Tellingly, more than half of the 80% of
students who consume alcohol engage in binge drinking, and this lies at the
heart of most of the problems.
Party Culture Reinforces the Role of Alcohol as a Drug
Cultural factors make the problem of college drinking intractable to the usual approaches based primarily on enforcement of drinking restrictions. As the song goes, students are willing to fight for their right to party, and it’s the party culture that reinforces the role of alcohol as a drug. According to a 2014 New York Times article, the nation’s #1 party school Syracuse University faced a revolt over efforts to curtail drinking on campus. Students labeled the school a police state, and officials backed off. On many campuses, problem drinking is endemic to the Greek system, not directly under university control.
One clue hidden in plain sight is that the abuse is almost
entirely in the form of beer and liquor. This reflects a trend in how we view
beer and liquor consumption as a society. A 2015 study analyzing content of beer
and liquor TV commercials revealed that “partying” has become the primary theme,
while not identified in ads from 20 years ago. (1) Even Dos Equis, the last
holdout of a mature approach to beer marketing with their “most interesting man in the world," just replaced him with a younger jock in order to appeal to more youthful
consumers.
There is evidence-based guidance on reducing problem
drinking on college campuses, but the efforts are still narrowly focused on
overall reduction rather than type of alcohol. The NIAAA’s “College Alcohol Intervention Matrix” rates 60 strategies on their effectiveness, with skills
training in the top tier. None of this training appears to include a discussion
of wine as healthy part of a meal. Alcohol is alcohol, be aware of how much,
and drink less or none. Other recommendations include higher taxes on alcohol,
banning Sunday sales, and limiting happy hour promotions.
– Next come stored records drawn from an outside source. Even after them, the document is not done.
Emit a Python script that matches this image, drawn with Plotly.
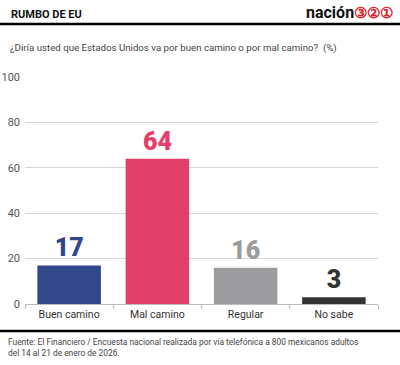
import plotly.graph_objects as go

categories = ["Buen camino", "Mal camino", "Regular", "No sabe"]
values = [17, 64, 16, 3]
colors = ["#33488a", "#e23f6a", "#9c9c9e", "#333333"]
y_ticks = [0, 20, 40, 60, 80, 100]

title = "RUMBO DE EU"
subtitle = "¿Diría usted que Estados Unidos va por buen camino o por mal camino?  (%)"
source = ("Fuente: El Financiero / Encuesta nacional realizada por vía telefónica a 800 mexicanos adultos<br>"
          "del 14 al 21 de enero de 2026.")

W, H = 400, 365
ML, MR, MT, MB = 25, 22, 77, 61

fig = go.Figure()
fig.add_trace(go.Bar(
    x=categories, y=values,
    marker=dict(color=colors, line=dict(width=0)),
    width=0.72,
    text=[str(v) for v in values],
    textposition="outside",
    textfont=dict(family="Roboto", size=25, color=colors, weight=900),
    cliponaxis=False,
    hoverinfo="skip",
))

fig.update_layout(
    width=W, height=H,
    margin=dict(l=ML, r=MR, t=MT, b=MB, autoexpand=False),
    paper_bgcolor="white", plot_bgcolor="white",
    showlegend=False,
    font=dict(family="Roboto", color="#333333"),
    xaxis=dict(
        automargin=False,
        showgrid=False, showline=True, linecolor="#bbbbbb", linewidth=1,
        ticks="outside", tickson="boundaries", ticklen=4, tickcolor="#bbbbbb",
        tickfont=dict(size=10.5, color="#333333"),
    ),
    yaxis=dict(
        automargin=False,
        range=[0, 100], tickvals=y_ticks, showgrid=True, gridcolor="#d6d6d6",
        gridwidth=1, zeroline=False, showline=False,
        tickfont=dict(size=11, color="#555555"), ticks="", ticklabelstandoff=4,
    ),
)

plot_h = H - MT - MB
plot_w = W - ML - MR
def py(y_px):
    return (H - MB - y_px) / plot_h
def px(x_px):
    return (x_px - ML) / plot_w

fig.add_shape(type="line", xref="paper", yref="paper", x0=px(0), x1=px(400),
              y0=py(24), y1=py(24), line=dict(color="black", width=2.5))
fig.add_shape(type="line", xref="paper", yref="paper", x0=px(0), x1=px(400),
              y0=py(331), y1=py(331), line=dict(color="black", width=2.5))

fig.add_annotation(text="<b>" + title + "</b>", xref="paper", yref="paper",
                   x=px(9), y=py(14), xanchor="left", yanchor="middle",
                   showarrow=False, font=dict(size=11, color="#111111"))
fig.add_annotation(text="<b>nación</b><span style='color:#e0202a;font-size:15px'><b>③②①</b></span>",
                   xref="paper", yref="paper", x=px(395), y=py(12),
                   xanchor="right", yanchor="middle", showarrow=False,
                   font=dict(size=16, color="#111111"))
fig.add_annotation(text=subtitle, xref="paper", yref="paper",
                   x=px(8), y=py(48), xanchor="left", yanchor="middle",
                   showarrow=False, font=dict(size=9.7, color="#444444"))
fig.add_annotation(text=source, xref="paper", yref="paper",
                   x=px(6), y=py(335), xanchor="left", yanchor="top", align="left",
                   showarrow=False, font=dict(size=8.4, color="#444444"))

fig.write_html("out.html", config={"displayModeBar": False},
               post_script="document.body.style.margin='0';document.body.style.overflow='hidden';")
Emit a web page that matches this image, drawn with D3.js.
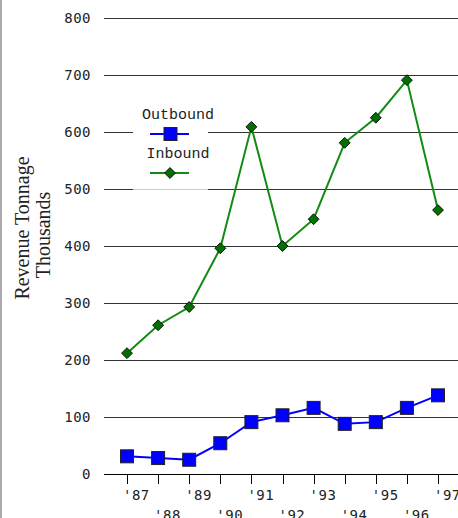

Wine Offers a Positive Alternative Model
Aside from political campaigns, negative messages generally don’t move the needle on human behavior as much as positive ones. Offering a positive healthy way to consume (at the appropriate age) seems likely to work better than stronger enforcement of prohibitions. Perhaps I was lucky in this regard; my wine “epiphany” came during a summer when I was doing a research project at UCLA, when someone brought a bottle of Chambolle-Musigny to a pre-concert picnic at the Hollywood Bowl. It enlightened me to the aesthetic virtues of drink over the anesthetic properties of alcohol. It would be years before I had the budget for good wine on a regular basis, but I saw immediately that there could be a positive and healthy approach to drinking. Obviously we can't expect to create an entire student body of wine snobs, but it is also obvious that we need a different approach. We need to promote a culture of healthy drinking.
"The dipsomaniac and the abstainer make the same mistake: They both regard wine as a drug
and not as a drink."
G.K. Chesterton (1874-1936)
1. Content Themes of Alcohol Advertising in U.S.
Television-Latent Class Analysis.
Morgenstern M, Schoeppe F, Campbell J, Braam MW, Stoolmiller
M, Sargent JD.
Alcohol Clin Exp Res. 2015 Sep;39(9):1766-74.